* [SOURCE DATA]

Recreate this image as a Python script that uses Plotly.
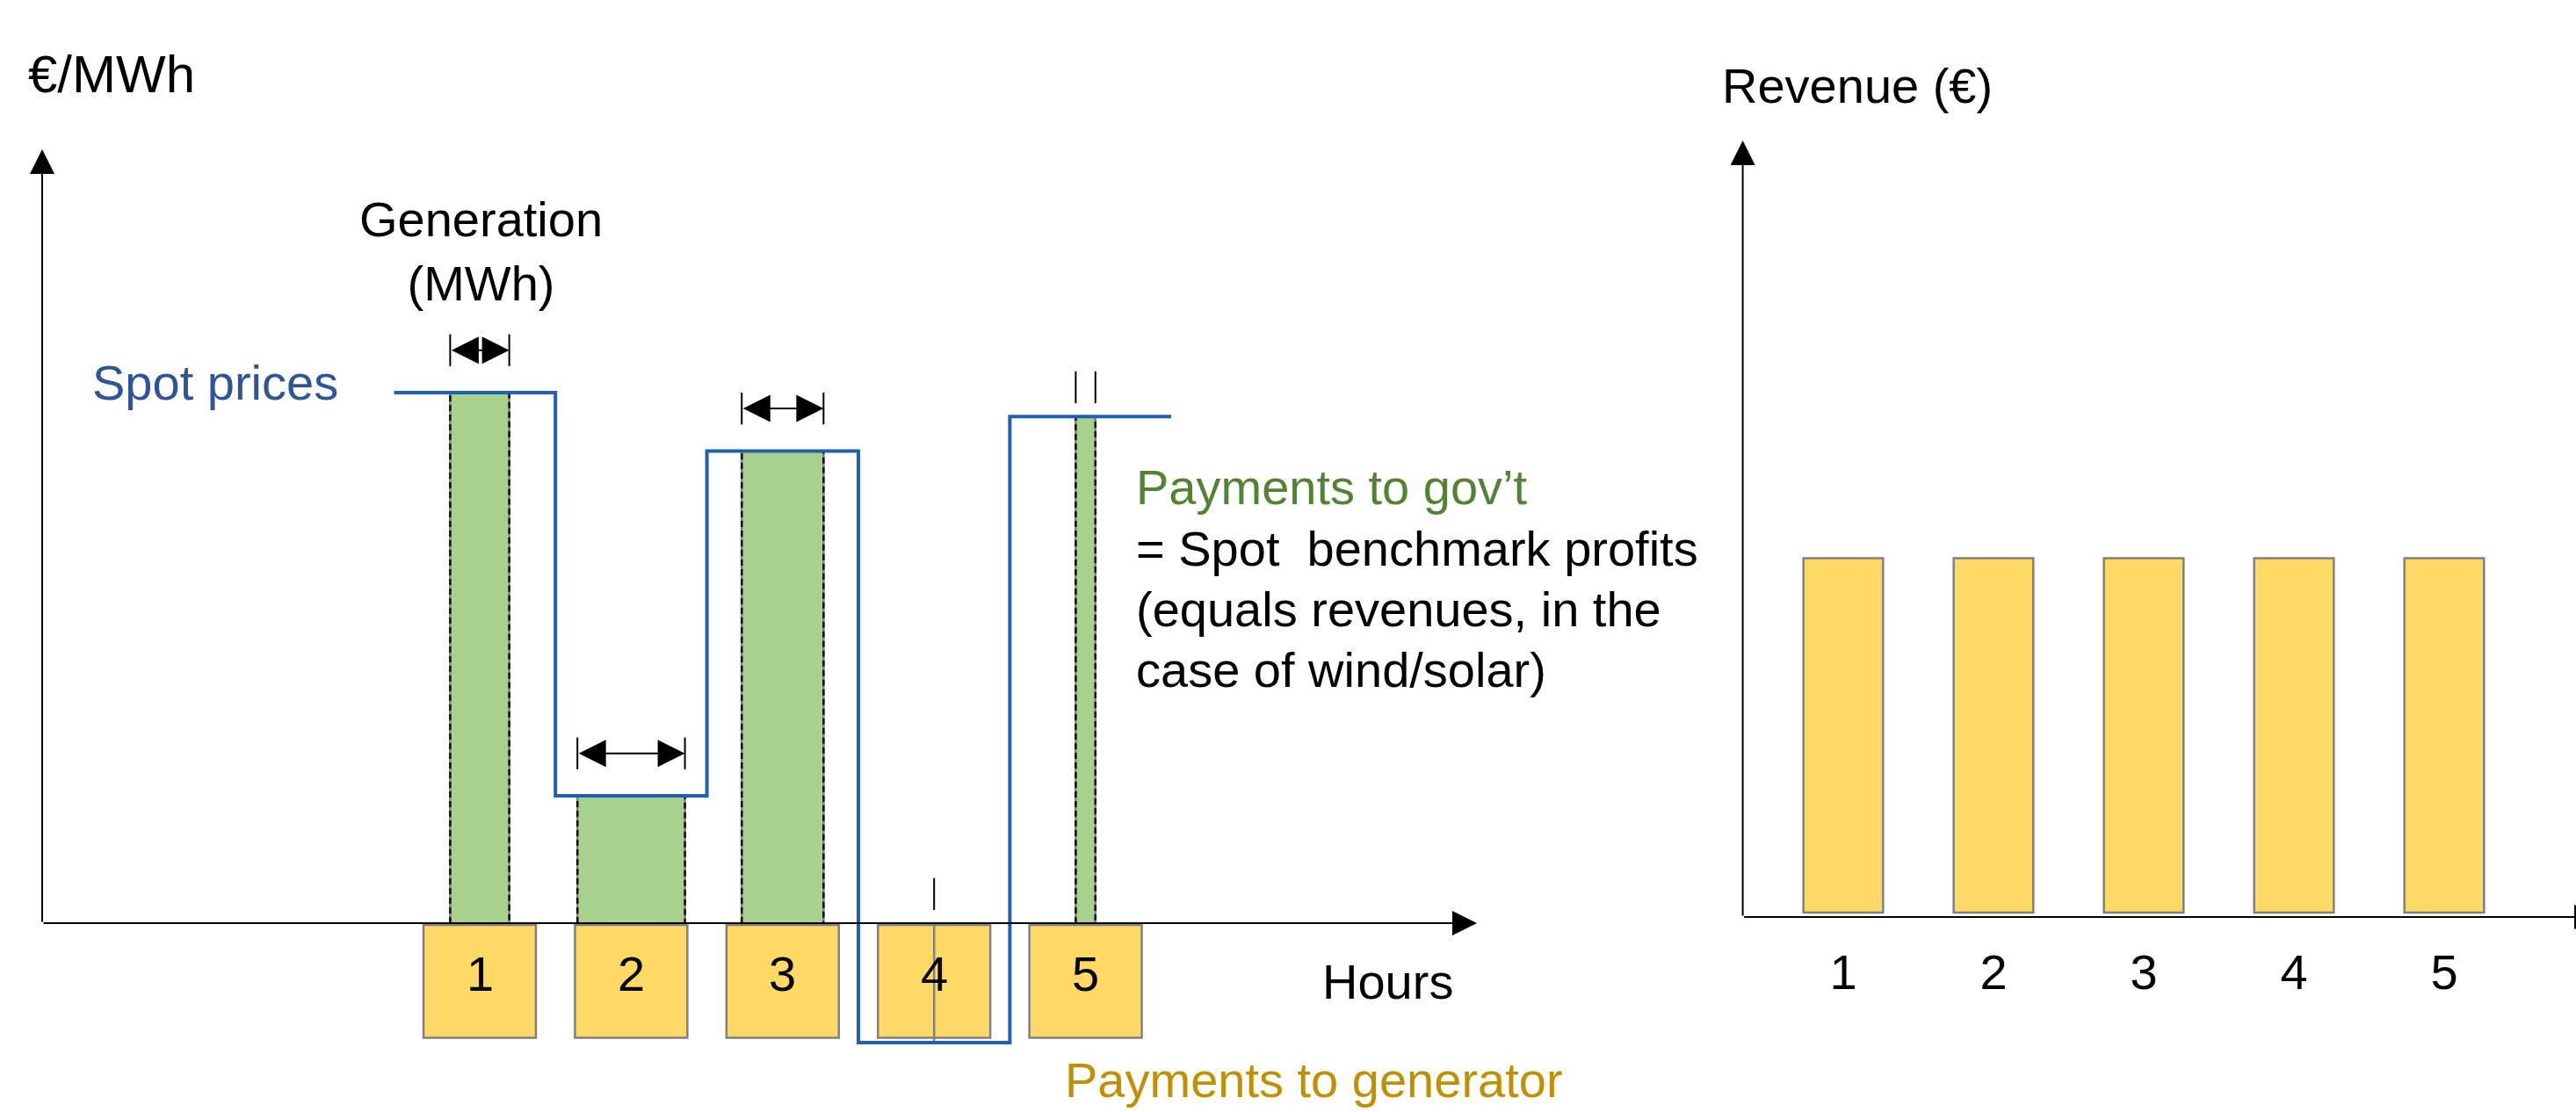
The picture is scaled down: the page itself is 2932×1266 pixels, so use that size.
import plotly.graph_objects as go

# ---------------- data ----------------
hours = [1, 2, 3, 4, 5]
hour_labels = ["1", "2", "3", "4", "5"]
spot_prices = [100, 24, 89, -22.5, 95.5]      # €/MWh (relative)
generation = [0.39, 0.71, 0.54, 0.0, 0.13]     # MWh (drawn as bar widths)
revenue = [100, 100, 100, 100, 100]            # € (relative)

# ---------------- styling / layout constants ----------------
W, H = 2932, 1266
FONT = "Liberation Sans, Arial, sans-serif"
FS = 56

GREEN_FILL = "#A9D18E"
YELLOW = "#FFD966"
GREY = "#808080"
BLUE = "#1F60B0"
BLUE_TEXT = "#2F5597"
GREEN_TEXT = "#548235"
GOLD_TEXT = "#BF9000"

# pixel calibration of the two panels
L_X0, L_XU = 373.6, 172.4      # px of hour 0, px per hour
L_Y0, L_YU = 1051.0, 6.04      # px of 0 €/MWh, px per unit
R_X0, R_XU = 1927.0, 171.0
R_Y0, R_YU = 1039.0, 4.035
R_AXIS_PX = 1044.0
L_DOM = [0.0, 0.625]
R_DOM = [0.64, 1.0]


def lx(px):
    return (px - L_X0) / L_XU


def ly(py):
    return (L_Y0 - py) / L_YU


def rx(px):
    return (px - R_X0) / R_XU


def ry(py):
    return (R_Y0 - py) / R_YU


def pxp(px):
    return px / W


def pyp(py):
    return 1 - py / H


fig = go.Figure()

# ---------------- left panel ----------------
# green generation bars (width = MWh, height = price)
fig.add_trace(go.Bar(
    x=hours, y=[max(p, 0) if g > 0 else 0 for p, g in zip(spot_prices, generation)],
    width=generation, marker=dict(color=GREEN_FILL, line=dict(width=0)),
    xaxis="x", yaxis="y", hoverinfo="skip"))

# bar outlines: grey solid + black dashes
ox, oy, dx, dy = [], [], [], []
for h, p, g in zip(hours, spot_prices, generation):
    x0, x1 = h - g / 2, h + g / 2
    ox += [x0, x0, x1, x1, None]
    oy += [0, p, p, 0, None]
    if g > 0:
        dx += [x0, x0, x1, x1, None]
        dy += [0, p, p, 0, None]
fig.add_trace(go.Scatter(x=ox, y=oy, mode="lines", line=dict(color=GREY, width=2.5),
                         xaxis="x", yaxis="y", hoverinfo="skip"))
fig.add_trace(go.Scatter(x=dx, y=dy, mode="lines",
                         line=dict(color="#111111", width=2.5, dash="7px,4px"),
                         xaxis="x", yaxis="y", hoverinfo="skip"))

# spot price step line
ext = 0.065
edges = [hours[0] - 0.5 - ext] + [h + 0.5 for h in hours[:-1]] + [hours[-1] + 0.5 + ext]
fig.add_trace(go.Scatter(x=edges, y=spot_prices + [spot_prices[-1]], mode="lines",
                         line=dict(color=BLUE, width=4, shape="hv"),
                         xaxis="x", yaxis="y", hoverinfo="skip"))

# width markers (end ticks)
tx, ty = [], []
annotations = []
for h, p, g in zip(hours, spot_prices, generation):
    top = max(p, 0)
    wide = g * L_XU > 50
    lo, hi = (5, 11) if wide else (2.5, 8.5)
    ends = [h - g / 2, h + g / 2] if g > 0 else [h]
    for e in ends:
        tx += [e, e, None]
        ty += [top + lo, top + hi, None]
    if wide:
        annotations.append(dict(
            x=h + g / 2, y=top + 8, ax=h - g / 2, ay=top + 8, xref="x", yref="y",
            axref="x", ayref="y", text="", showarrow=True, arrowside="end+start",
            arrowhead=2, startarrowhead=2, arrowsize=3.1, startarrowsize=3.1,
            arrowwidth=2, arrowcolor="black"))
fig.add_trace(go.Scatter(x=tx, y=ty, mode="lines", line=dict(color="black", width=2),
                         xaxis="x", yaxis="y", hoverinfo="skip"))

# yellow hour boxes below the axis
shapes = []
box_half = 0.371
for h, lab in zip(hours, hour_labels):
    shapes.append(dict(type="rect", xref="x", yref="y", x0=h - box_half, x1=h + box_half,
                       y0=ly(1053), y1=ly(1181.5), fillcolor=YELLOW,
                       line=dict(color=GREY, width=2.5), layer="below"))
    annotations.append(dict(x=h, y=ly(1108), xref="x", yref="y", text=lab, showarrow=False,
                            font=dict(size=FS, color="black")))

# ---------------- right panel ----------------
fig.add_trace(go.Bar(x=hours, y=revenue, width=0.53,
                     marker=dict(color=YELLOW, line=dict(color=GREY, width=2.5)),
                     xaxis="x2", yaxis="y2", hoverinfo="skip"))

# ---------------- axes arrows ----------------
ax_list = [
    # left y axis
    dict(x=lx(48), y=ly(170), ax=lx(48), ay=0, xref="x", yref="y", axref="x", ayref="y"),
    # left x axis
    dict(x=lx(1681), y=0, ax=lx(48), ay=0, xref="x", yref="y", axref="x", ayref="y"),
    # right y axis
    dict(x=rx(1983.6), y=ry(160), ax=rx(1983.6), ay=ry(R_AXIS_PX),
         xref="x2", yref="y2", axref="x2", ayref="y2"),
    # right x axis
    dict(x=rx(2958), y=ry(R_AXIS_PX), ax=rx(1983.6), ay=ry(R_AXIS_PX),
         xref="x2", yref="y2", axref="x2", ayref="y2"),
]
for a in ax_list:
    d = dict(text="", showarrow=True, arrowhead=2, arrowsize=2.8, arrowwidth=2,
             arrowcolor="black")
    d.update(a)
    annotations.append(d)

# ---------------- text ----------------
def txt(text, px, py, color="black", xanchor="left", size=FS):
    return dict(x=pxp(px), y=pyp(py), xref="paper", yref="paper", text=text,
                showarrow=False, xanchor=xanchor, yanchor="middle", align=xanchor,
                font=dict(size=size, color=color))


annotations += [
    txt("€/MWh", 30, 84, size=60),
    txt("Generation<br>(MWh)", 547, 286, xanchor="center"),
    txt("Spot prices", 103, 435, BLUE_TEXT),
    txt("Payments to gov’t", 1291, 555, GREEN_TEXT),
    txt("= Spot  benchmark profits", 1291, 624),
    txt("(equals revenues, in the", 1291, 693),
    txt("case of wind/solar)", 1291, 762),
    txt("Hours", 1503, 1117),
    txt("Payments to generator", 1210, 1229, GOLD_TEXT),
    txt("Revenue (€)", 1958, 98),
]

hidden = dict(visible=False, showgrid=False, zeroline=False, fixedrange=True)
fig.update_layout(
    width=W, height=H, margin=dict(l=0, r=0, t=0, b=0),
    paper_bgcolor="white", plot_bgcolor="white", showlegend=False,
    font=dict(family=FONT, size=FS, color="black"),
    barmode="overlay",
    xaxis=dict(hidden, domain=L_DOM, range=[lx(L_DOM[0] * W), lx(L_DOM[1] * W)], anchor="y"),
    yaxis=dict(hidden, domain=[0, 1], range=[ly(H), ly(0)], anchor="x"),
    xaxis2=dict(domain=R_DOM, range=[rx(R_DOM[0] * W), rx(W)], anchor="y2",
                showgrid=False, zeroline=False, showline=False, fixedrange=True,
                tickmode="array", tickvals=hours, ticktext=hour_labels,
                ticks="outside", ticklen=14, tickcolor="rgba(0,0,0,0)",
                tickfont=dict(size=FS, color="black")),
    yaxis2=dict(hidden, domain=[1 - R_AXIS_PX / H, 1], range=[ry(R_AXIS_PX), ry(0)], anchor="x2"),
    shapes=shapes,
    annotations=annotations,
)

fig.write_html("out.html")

* [GOAL OF THE EXERCISE] Transcribe the full listing character for character. Pictures are excluded.

* [WRITTEN REPLY]
Recreate this image as a Python script that uses Plotly.
The picture is scaled down: the page itself is 2932×1266 pixels, so use that size.
import plotly.graph_objects as go

# ---------------- data ----------------
hours = [1, 2, 3, 4, 5]
hour_labels = ["1", "2", "3", "4", "5"]
spot_prices = [100, 24, 89, -22.5, 95.5]      # €/MWh (relative)
generation = [0.39, 0.71, 0.54, 0.0, 0.13]     # MWh (drawn as bar widths)
revenue = [100, 100, 100, 100, 100]            # € (relative)

# ---------------- styling / layout constants ----------------
W, H = 2932, 1266
FONT = "Liberation Sans, Arial, sans-serif"
FS = 56

GREEN_FILL = "#A9D18E"
YELLOW = "#FFD966"
GREY = "#808080"
BLUE = "#1F60B0"
BLUE_TEXT = "#2F5597"
GREEN_TEXT = "#548235"
GOLD_TEXT = "#BF9000"

# pixel calibration of the two panels
L_X0, L_XU = 373.6, 172.4      # px of hour 0, px per hour
L_Y0, L_YU = 1051.0, 6.04      # px of 0 €/MWh, px per unit
R_X0, R_XU = 1927.0, 171.0
R_Y0, R_YU = 1039.0, 4.035
R_AXIS_PX = 1044.0
L_DOM = [0.0, 0.625]
R_DOM = [0.64, 1.0]


def lx(px):
    return (px - L_X0) / L_XU


def ly(py):
    return (L_Y0 - py) / L_YU


def rx(px):
    return (px - R_X0) / R_XU


def ry(py):
    return (R_Y0 - py) / R_YU


def pxp(px):
    return px / W


def pyp(py):
    return 1 - py / H


fig = go.Figure()

# ---------------- left panel ----------------
# green generation bars (width = MWh, height = price)
fig.add_trace(go.Bar(
    x=hours, y=[max(p, 0) if g > 0 else 0 for p, g in zip(spot_prices, generation)],
    width=generation, marker=dict(color=GREEN_FILL, line=dict(width=0)),
    xaxis="x", yaxis="y", hoverinfo="skip"))

# bar outlines: grey solid + black dashes
ox, oy, dx, dy = [], [], [], []
for h, p, g in zip(hours, spot_prices, generation):
    x0, x1 = h - g / 2, h + g / 2
    ox += [x0, x0, x1, x1, None]
    oy += [0, p, p, 0, None]
    if g > 0:
        dx += [x0, x0, x1, x1, None]
        dy += [0, p, p, 0, None]
fig.add_trace(go.Scatter(x=ox, y=oy, mode="lines", line=dict(color=GREY, width=2.5),
                         xaxis="x", yaxis="y", hoverinfo="skip"))
fig.add_trace(go.Scatter(x=dx, y=dy, mode="lines",
                         line=dict(color="#111111", width=2.5, dash="7px,4px"),
                         xaxis="x", yaxis="y", hoverinfo="skip"))

# spot price step line
ext = 0.065
edges = [hours[0] - 0.5 - ext] + [h + 0.5 for h in hours[:-1]] + [hours[-1] + 0.5 + ext]
fig.add_trace(go.Scatter(x=edges, y=spot_prices + [spot_prices[-1]], mode="lines",
                         line=dict(color=BLUE, width=4, shape="hv"),
                         xaxis="x", yaxis="y", hoverinfo="skip"))

# width markers (end ticks)
tx, ty = [], []
annotations = []
for h, p, g in zip(hours, spot_prices, generation):
    top = max(p, 0)
    wide = g * L_XU > 50
    lo, hi = (5, 11) if wide else (2.5, 8.5)
    ends = [h - g / 2, h + g / 2] if g > 0 else [h]
    for e in ends:
        tx += [e, e, None]
        ty += [top + lo, top + hi, None]
    if wide:
        annotations.append(dict(
            x=h + g / 2, y=top + 8, ax=h - g / 2, ay=top + 8, xref="x", yref="y",
            axref="x", ayref="y", text="", showarrow=True, arrowside="end+start",
            arrowhead=2, startarrowhead=2, arrowsize=3.1, startarrowsize=3.1,
            arrowwidth=2, arrowcolor="black"))
fig.add_trace(go.Scatter(x=tx, y=ty, mode="lines", line=dict(color="black", width=2),
                         xaxis="x", yaxis="y", hoverinfo="skip"))

# yellow hour boxes below the axis
shapes = []
box_half = 0.371
for h, lab in zip(hours, hour_labels):
    shapes.append(dict(type="rect", xref="x", yref="y", x0=h - box_half, x1=h + box_half,
                       y0=ly(1053), y1=ly(1181.5), fillcolor=YELLOW,
                       line=dict(color=GREY, width=2.5), layer="below"))
    annotations.append(dict(x=h, y=ly(1108), xref="x", yref="y", text=lab, showarrow=False,
                            font=dict(size=FS, color="black")))

# ---------------- right panel ----------------
fig.add_trace(go.Bar(x=hours, y=revenue, width=0.53,
                     marker=dict(color=YELLOW, line=dict(color=GREY, width=2.5)),
                     xaxis="x2", yaxis="y2", hoverinfo="skip"))

# ---------------- axes arrows ----------------
ax_list = [
    # left y axis
    dict(x=lx(48), y=ly(170), ax=lx(48), ay=0, xref="x", yref="y", axref="x", ayref="y"),
    # left x axis
    dict(x=lx(1681), y=0, ax=lx(48), ay=0, xref="x", yref="y", axref="x", ayref="y"),
    # right y axis
    dict(x=rx(1983.6), y=ry(160), ax=rx(1983.6), ay=ry(R_AXIS_PX),
         xref="x2", yref="y2", axref="x2", ayref="y2"),
    # right x axis
    dict(x=rx(2958), y=ry(R_AXIS_PX), ax=rx(1983.6), ay=ry(R_AXIS_PX),
         xref="x2", yref="y2", axref="x2", ayref="y2"),
]
for a in ax_list:
    d = dict(text="", showarrow=True, arrowhead=2, arrowsize=2.8, arrowwidth=2,
             arrowcolor="black")
    d.update(a)
    annotations.append(d)

# ---------------- text ----------------
def txt(text, px, py, color="black", xanchor="left", size=FS):
    return dict(x=pxp(px), y=pyp(py), xref="paper", yref="paper", text=text,
                showarrow=False, xanchor=xanchor, yanchor="middle", align=xanchor,
                font=dict(size=size, color=color))


annotations += [
    txt("€/MWh", 30, 84, size=60),
    txt("Generation<br>(MWh)", 547, 286, xanchor="center"),
    txt("Spot prices", 103, 435, BLUE_TEXT),
    txt("Payments to gov’t", 1291, 555, GREEN_TEXT),
    txt("= Spot  benchmark profits", 1291, 624),
    txt("(equals revenues, in the", 1291, 693),
    txt("case of wind/solar)", 1291, 762),
    txt("Hours", 1503, 1117),
    txt("Payments to generator", 1210, 1229, GOLD_TEXT),
    txt("Revenue (€)", 1958, 98),
]

hidden = dict(visible=False, showgrid=False, zeroline=False, fixedrange=True)
fig.update_layout(
    width=W, height=H, margin=dict(l=0, r=0, t=0, b=0),
    paper_bgcolor="white", plot_bgcolor="white", showlegend=False,
    font=dict(family=FONT, size=FS, color="black"),
    barmode="overlay",
    xaxis=dict(hidden, domain=L_DOM, range=[lx(L_DOM[0] * W), lx(L_DOM[1] * W)], anchor="y"),
    yaxis=dict(hidden, domain=[0, 1], range=[ly(H), ly(0)], anchor="x"),
    xaxis2=dict(domain=R_DOM, range=[rx(R_DOM[0] * W), rx(W)], anchor="y2",
                showgrid=False, zeroline=False, showline=False, fixedrange=True,
                tickmode="array", tickvals=hours, ticktext=hour_labels,
                ticks="outside", ticklen=14, tickcolor="rgba(0,0,0,0)",
                tickfont=dict(size=FS, color="black")),
    yaxis2=dict(hidden, domain=[1 - R_AXIS_PX / H, 1], range=[ry(R_AXIS_PX), ry(0)], anchor="x2"),
    shapes=shapes,
    annotations=annotations,
)

fig.write_html("out.html")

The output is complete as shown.